>> Begin

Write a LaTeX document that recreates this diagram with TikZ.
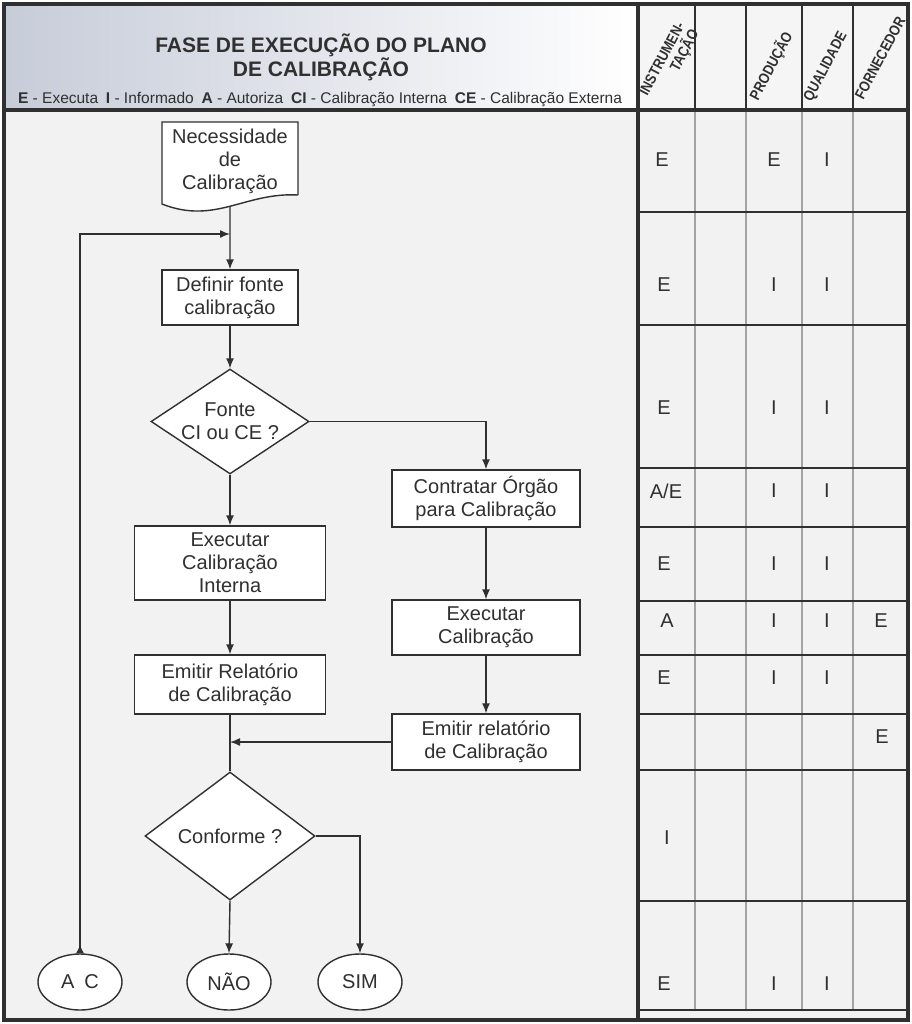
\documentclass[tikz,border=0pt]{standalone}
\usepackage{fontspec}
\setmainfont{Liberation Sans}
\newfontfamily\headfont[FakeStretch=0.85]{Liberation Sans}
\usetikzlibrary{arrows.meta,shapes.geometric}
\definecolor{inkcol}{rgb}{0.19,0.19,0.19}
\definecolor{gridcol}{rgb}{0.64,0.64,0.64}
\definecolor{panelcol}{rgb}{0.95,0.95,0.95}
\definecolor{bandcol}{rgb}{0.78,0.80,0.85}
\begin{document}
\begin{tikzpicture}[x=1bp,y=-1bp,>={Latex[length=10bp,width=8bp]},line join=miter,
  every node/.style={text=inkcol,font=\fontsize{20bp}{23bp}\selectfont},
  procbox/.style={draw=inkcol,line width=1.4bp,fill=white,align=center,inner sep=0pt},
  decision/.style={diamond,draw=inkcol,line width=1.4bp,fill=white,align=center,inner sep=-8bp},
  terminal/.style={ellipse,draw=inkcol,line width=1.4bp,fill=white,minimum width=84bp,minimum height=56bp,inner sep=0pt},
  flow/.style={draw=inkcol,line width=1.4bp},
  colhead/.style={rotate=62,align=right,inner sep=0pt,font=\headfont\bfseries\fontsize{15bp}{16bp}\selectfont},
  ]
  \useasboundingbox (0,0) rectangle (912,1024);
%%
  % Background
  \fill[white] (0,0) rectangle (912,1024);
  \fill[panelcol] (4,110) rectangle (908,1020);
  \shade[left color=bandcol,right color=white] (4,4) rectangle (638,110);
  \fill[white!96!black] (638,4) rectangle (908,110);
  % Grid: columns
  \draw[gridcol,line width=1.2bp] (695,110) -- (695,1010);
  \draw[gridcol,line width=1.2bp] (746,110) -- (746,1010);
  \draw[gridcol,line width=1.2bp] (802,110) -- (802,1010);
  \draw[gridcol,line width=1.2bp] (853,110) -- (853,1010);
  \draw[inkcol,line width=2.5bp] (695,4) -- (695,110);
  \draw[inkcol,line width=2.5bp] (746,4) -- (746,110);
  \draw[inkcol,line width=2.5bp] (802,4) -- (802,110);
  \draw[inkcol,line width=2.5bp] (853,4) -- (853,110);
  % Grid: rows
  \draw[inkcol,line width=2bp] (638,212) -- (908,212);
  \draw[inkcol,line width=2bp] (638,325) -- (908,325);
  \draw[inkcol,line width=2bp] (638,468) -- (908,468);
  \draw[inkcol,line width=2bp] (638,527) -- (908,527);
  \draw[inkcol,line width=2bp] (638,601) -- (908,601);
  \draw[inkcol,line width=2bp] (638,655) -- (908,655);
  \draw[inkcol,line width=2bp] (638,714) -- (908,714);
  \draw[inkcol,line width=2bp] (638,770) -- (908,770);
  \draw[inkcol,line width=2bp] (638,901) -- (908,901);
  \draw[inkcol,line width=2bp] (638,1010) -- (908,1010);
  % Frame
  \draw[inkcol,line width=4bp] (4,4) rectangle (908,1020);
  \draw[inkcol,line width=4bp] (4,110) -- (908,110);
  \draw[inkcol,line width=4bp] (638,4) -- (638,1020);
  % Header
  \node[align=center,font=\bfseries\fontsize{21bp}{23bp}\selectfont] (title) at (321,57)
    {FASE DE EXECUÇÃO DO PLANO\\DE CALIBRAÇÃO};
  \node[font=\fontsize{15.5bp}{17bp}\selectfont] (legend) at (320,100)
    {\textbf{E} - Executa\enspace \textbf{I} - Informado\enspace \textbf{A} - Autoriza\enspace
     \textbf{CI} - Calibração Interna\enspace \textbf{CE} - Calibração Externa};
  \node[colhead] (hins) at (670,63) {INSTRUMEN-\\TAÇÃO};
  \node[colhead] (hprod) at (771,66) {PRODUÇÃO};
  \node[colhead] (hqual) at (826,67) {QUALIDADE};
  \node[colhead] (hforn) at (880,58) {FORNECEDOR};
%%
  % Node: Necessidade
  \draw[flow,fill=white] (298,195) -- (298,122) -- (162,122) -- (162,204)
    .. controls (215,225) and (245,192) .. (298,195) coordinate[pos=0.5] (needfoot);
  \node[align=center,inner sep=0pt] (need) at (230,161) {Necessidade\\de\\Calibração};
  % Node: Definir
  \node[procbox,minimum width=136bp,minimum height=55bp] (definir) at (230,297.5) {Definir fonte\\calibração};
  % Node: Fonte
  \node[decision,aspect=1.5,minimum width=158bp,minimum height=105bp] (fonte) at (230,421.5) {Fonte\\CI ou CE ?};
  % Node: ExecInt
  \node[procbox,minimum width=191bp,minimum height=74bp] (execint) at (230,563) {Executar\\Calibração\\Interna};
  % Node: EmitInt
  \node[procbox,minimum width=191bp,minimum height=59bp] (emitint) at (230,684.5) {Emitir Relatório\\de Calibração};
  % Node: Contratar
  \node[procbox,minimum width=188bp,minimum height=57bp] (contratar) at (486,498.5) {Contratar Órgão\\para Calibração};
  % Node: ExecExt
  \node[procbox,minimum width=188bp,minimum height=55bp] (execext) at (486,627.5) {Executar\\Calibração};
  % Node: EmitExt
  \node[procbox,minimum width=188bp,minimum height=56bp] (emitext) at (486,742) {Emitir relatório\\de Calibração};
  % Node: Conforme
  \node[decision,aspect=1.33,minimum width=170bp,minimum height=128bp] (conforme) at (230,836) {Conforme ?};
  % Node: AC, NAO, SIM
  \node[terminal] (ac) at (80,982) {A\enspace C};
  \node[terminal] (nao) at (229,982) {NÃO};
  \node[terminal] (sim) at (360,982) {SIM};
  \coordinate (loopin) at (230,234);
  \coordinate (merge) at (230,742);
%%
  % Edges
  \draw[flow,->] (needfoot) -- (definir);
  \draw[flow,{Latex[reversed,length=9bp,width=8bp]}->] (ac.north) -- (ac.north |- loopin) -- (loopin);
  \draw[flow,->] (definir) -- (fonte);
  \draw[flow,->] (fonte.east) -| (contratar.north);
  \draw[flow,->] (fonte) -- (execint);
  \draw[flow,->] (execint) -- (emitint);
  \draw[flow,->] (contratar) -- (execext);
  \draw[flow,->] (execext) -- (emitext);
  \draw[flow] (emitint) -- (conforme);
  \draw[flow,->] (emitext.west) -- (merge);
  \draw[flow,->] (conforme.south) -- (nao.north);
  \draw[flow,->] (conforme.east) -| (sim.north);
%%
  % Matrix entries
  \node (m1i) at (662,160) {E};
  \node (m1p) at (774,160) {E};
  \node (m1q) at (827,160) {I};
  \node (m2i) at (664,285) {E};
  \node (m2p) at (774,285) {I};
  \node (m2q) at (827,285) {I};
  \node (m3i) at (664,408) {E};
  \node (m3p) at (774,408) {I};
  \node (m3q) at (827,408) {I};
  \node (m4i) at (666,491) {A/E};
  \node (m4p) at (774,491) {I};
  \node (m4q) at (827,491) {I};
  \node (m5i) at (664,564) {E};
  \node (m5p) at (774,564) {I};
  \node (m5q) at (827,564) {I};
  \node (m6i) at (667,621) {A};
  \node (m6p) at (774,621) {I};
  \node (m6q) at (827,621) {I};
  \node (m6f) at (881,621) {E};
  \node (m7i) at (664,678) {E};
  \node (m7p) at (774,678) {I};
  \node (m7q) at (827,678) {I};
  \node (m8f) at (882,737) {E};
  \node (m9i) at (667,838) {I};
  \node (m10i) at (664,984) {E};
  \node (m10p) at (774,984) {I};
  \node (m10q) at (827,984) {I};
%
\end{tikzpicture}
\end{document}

>> End

Exercise aim
Repeat the data exactly, without the pictures.

Output below
Write a LaTeX document that recreates this diagram with TikZ.
\documentclass[tikz,border=0pt]{standalone}
\usepackage{fontspec}
\setmainfont{Liberation Sans}
\newfontfamily\headfont[FakeStretch=0.85]{Liberation Sans}
\usetikzlibrary{arrows.meta,shapes.geometric}
\definecolor{inkcol}{rgb}{0.19,0.19,0.19}
\definecolor{gridcol}{rgb}{0.64,0.64,0.64}
\definecolor{panelcol}{rgb}{0.95,0.95,0.95}
\definecolor{bandcol}{rgb}{0.78,0.80,0.85}
\begin{document}
\begin{tikzpicture}[x=1bp,y=-1bp,>={Latex[length=10bp,width=8bp]},line join=miter,
  every node/.style={text=inkcol,font=\fontsize{20bp}{23bp}\selectfont},
  procbox/.style={draw=inkcol,line width=1.4bp,fill=white,align=center,inner sep=0pt},
  decision/.style={diamond,draw=inkcol,line width=1.4bp,fill=white,align=center,inner sep=-8bp},
  terminal/.style={ellipse,draw=inkcol,line width=1.4bp,fill=white,minimum width=84bp,minimum height=56bp,inner sep=0pt},
  flow/.style={draw=inkcol,line width=1.4bp},
  colhead/.style={rotate=62,align=right,inner sep=0pt,font=\headfont\bfseries\fontsize{15bp}{16bp}\selectfont},
  ]
  \useasboundingbox (0,0) rectangle (912,1024);
%%
  % Background
  \fill[white] (0,0) rectangle (912,1024);
  \fill[panelcol] (4,110) rectangle (908,1020);
  \shade[left color=bandcol,right color=white] (4,4) rectangle (638,110);
  \fill[white!96!black] (638,4) rectangle (908,110);
  % Grid: columns
  \draw[gridcol,line width=1.2bp] (695,110) -- (695,1010);
  \draw[gridcol,line width=1.2bp] (746,110) -- (746,1010);
  \draw[gridcol,line width=1.2bp] (802,110) -- (802,1010);
  \draw[gridcol,line width=1.2bp] (853,110) -- (853,1010);
  \draw[inkcol,line width=2.5bp] (695,4) -- (695,110);
  \draw[inkcol,line width=2.5bp] (746,4) -- (746,110);
  \draw[inkcol,line width=2.5bp] (802,4) -- (802,110);
  \draw[inkcol,line width=2.5bp] (853,4) -- (853,110);
  % Grid: rows
  \draw[inkcol,line width=2bp] (638,212) -- (908,212);
  \draw[inkcol,line width=2bp] (638,325) -- (908,325);
  \draw[inkcol,line width=2bp] (638,468) -- (908,468);
  \draw[inkcol,line width=2bp] (638,527) -- (908,527);
  \draw[inkcol,line width=2bp] (638,601) -- (908,601);
  \draw[inkcol,line width=2bp] (638,655) -- (908,655);
  \draw[inkcol,line width=2bp] (638,714) -- (908,714);
  \draw[inkcol,line width=2bp] (638,770) -- (908,770);
  \draw[inkcol,line width=2bp] (638,901) -- (908,901);
  \draw[inkcol,line width=2bp] (638,1010) -- (908,1010);
  % Frame
  \draw[inkcol,line width=4bp] (4,4) rectangle (908,1020);
  \draw[inkcol,line width=4bp] (4,110) -- (908,110);
  \draw[inkcol,line width=4bp] (638,4) -- (638,1020);
  % Header
  \node[align=center,font=\bfseries\fontsize{21bp}{23bp}\selectfont] (title) at (321,57)
    {FASE DE EXECUÇÃO DO PLANO\\DE CALIBRAÇÃO};
  \node[font=\fontsize{15.5bp}{17bp}\selectfont] (legend) at (320,100)
    {\textbf{E} - Executa\enspace \textbf{I} - Informado\enspace \textbf{A} - Autoriza\enspace
     \textbf{CI} - Calibração Interna\enspace \textbf{CE} - Calibração Externa};
  \node[colhead] (hins) at (670,63) {INSTRUMEN-\\TAÇÃO};
  \node[colhead] (hprod) at (771,66) {PRODUÇÃO};
  \node[colhead] (hqual) at (826,67) {QUALIDADE};
  \node[colhead] (hforn) at (880,58) {FORNECEDOR};
%%
  % Node: Necessidade
  \draw[flow,fill=white] (298,195) -- (298,122) -- (162,122) -- (162,204)
    .. controls (215,225) and (245,192) .. (298,195) coordinate[pos=0.5] (needfoot);
  \node[align=center,inner sep=0pt] (need) at (230,161) {Necessidade\\de\\Calibração};
  % Node: Definir
  \node[procbox,minimum width=136bp,minimum height=55bp] (definir) at (230,297.5) {Definir fonte\\calibração};
  % Node: Fonte
  \node[decision,aspect=1.5,minimum width=158bp,minimum height=105bp] (fonte) at (230,421.5) {Fonte\\CI ou CE ?};
  % Node: ExecInt
  \node[procbox,minimum width=191bp,minimum height=74bp] (execint) at (230,563) {Executar\\Calibração\\Interna};
  % Node: EmitInt
  \node[procbox,minimum width=191bp,minimum height=59bp] (emitint) at (230,684.5) {Emitir Relatório\\de Calibração};
  % Node: Contratar
  \node[procbox,minimum width=188bp,minimum height=57bp] (contratar) at (486,498.5) {Contratar Órgão\\para Calibração};
  % Node: ExecExt
  \node[procbox,minimum width=188bp,minimum height=55bp] (execext) at (486,627.5) {Executar\\Calibração};
  % Node: EmitExt
  \node[procbox,minimum width=188bp,minimum height=56bp] (emitext) at (486,742) {Emitir relatório\\de Calibração};
  % Node: Conforme
  \node[decision,aspect=1.33,minimum width=170bp,minimum height=128bp] (conforme) at (230,836) {Conforme ?};
  % Node: AC, NAO, SIM
  \node[terminal] (ac) at (80,982) {A\enspace C};
  \node[terminal] (nao) at (229,982) {NÃO};
  \node[terminal] (sim) at (360,982) {SIM};
  \coordinate (loopin) at (230,234);
  \coordinate (merge) at (230,742);
%%
  % Edges
  \draw[flow,->] (needfoot) -- (definir);
  \draw[flow,{Latex[reversed,length=9bp,width=8bp]}->] (ac.north) -- (ac.north |- loopin) -- (loopin);
  \draw[flow,->] (definir) -- (fonte);
  \draw[flow,->] (fonte.east) -| (contratar.north);
  \draw[flow,->] (fonte) -- (execint);
  \draw[flow,->] (execint) -- (emitint);
  \draw[flow,->] (contratar) -- (execext);
  \draw[flow,->] (execext) -- (emitext);
  \draw[flow] (emitint) -- (conforme);
  \draw[flow,->] (emitext.west) -- (merge);
  \draw[flow,->] (conforme.south) -- (nao.north);
  \draw[flow,->] (conforme.east) -| (sim.north);
%%
  % Matrix entries
  \node (m1i) at (662,160) {E};
  \node (m1p) at (774,160) {E};
  \node (m1q) at (827,160) {I};
  \node (m2i) at (664,285) {E};
  \node (m2p) at (774,285) {I};
  \node (m2q) at (827,285) {I};
  \node (m3i) at (664,408) {E};
  \node (m3p) at (774,408) {I};
  \node (m3q) at (827,408) {I};
  \node (m4i) at (666,491) {A/E};
  \node (m4p) at (774,491) {I};
  \node (m4q) at (827,491) {I};
  \node (m5i) at (664,564) {E};
  \node (m5p) at (774,564) {I};
  \node (m5q) at (827,564) {I};
  \node (m6i) at (667,621) {A};
  \node (m6p) at (774,621) {I};
  \node (m6q) at (827,621) {I};
  \node (m6f) at (881,621) {E};
  \node (m7i) at (664,678) {E};
  \node (m7p) at (774,678) {I};
  \node (m7q) at (827,678) {I};
  \node (m8f) at (882,737) {E};
  \node (m9i) at (667,838) {I};
  \node (m10i) at (664,984) {E};
  \node (m10p) at (774,984) {I};
  \node (m10q) at (827,984) {I};
%
\end{tikzpicture}
\end{document}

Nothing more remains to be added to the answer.